Your adornment must not be merely external–braiding the hair, and wearing gold jewelry, or putting on dresses; but let it be the hidden person of the heart, with the imperishable quality of a gentle and quiet spirit, which is precious in the sight of God. 1 Peter 3:3-4
Therefore, as God’s chosen people, holy and dearly loved, clothe yourselves with compassion, kindness, humility, gentleness and patience. Colossians 3:12
See the vision for this series and other testimonies here.
Growing up in a strong Christian home, my parents spoke truth to me through verses in the Bible. One that I vividly remember memorizing at my young age was Psalm 37:4 which says, “Delight yourself in the Lord, and He will give you the desires of your heart.” During my early teenage years, I believed that if I did the right thing (never tell a lie, always obey my parents, engage in the conversations during Sunday school, etc.), then God would see that I was, in fact, a good person, and He would grant me all the requests that I ever wished for when blowing out the candles on my birthday cake each year as if He were a genie in a bottle from a Disney movie. A few years later, I finally came to the conclusion that “delighting yourself in the Lord” means finding all of your true pleasure, satisfaction, happiness, joy, (all of the things we relentless search to find within this world), solely in Him. And, Him alone. Even after this, I still continued with my same way of life. Doing the good deeds, being a good person but still searching for fulfillment of my desires. I couldn’t understand why God wouldn’t just go on and trust me enough to reveal His plans to me, so I could get on with my life. (O, ye of little faith!) I remember yelling at the sky, “Just send me a sign!” Each time, He would only reply with one word: “Wait.”

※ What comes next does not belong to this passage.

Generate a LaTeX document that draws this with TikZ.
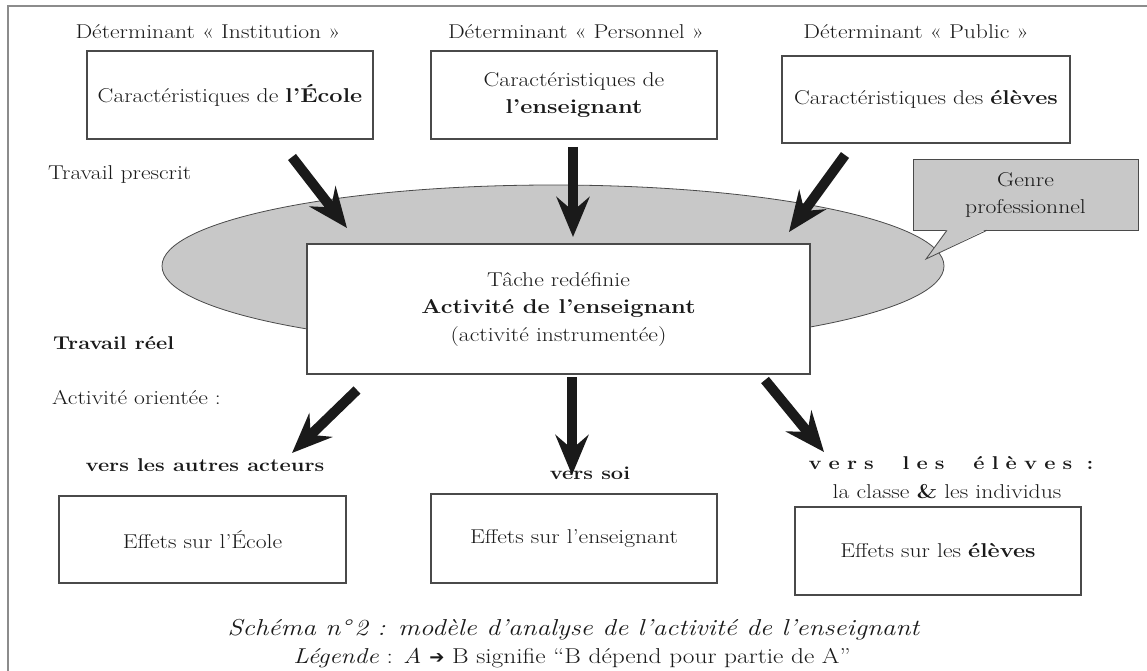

To pass the waiting time, I filled my life with pre-made plans of how I wanted it all to go. Like a typical girl, I daydreamed about the job I wanted, what I wanted my wedding to look like, the place I wanted to live, the names I wanted for my children, even down to the letter I wanted my future last name to start with… (Okay, crazy. I know.) Things took a drastically new turn on my second week of college during my third English 1101 class. My teacher asked me to consider adding English as a minor because she could already see the love I had for the discipline. I shrugged her comment off and just simply took it as a compliment. A few weeks later, she approached me again. This time, she said, “If you don’t at least add a minor of English, I am going to fail you for the semester. I can’t stand to watch someone waste their talent, and not try to do something about it.” An entire year later, I finally decided, after much consideration, to change my major to English. Upon changing my major, my prayers also began changing. I started to spend less time begging God, and more time thanking Him. I started leaning more on the faith I had in His goodness, rather than searching this world to find that reassurance.
I heard The Message version of 1 Corinthians 7:17 when I was at a Bible study in high school, the verse resurfaced itself, and once again became my life motto: “And don’t be wishing you were someplace else or with someone else. Where you are right now is God’s place for you. Live and obey and love and believe right there.”
I soon became intrigued by the idea of journalism. I spent a significant amount of time reading articles in magazines and websites, and paying explicit attention to the name written under the title next to that one little word, “By.” Now, 3 more months later, I’ve started a blog, researched potential job opportunities for the future, visited New York City, and discovered so much more of life that had once been blocked by the small-minded plans that I had already made for my life. If you had told me this time last year that within one year’s time I was going to have changed my major, reoriented my entire life plan, and have a sudden craving for the city life, I probably would have blankly stared at you, pointed at myself, and said, “Who? Me?”
Now, I’m writing more for myself, learning more about myself, living with an open mind, and finding strength in the deepest, darkest parts of my heart that I never even knew existed. I’ve finally learned to let go, and place every aspect of my life at the feet of Jesus.
I wrote this in an email last week: “If you don’t follow your dreams, there is nothing to life. I believe dreams are instilled in us by the Holy Spirit as God’s way of revealing to us what His perfect plan is for our lives. Like I’ve said, I refuse to be consumed by normality. Living a normal life is not what God calls us to do as Christians. Risking it all, but putting full and complete trust (and faith!) in Him is how He wants us to live our lives. The goals I have for my life truly would be impossible (and unattainable) without His guidance. Leaning on my own understanding will lead me nowhere. As Christians, we are on duty every day. Every square foot of this earth is a mission field. I am not sure if I am technically called to be a writer, but I do know it is a talent that God has blessed me with, and I am called to be on mission every day, and use my gifts and talents to bring glory to His name.”
I crave the kind of faith that allows me to trust that God will give me every desire of my heart when delighting myself solely in the love, righteousness, forgiveness, and joy that only He can give. It only takes an amount of faith that is the size of a mustard seed (Matthew 17:20).
Oh Lord, create in me a longing to find the courage to give to you every part of me. Only then should I ever know the goodness you desire to provide.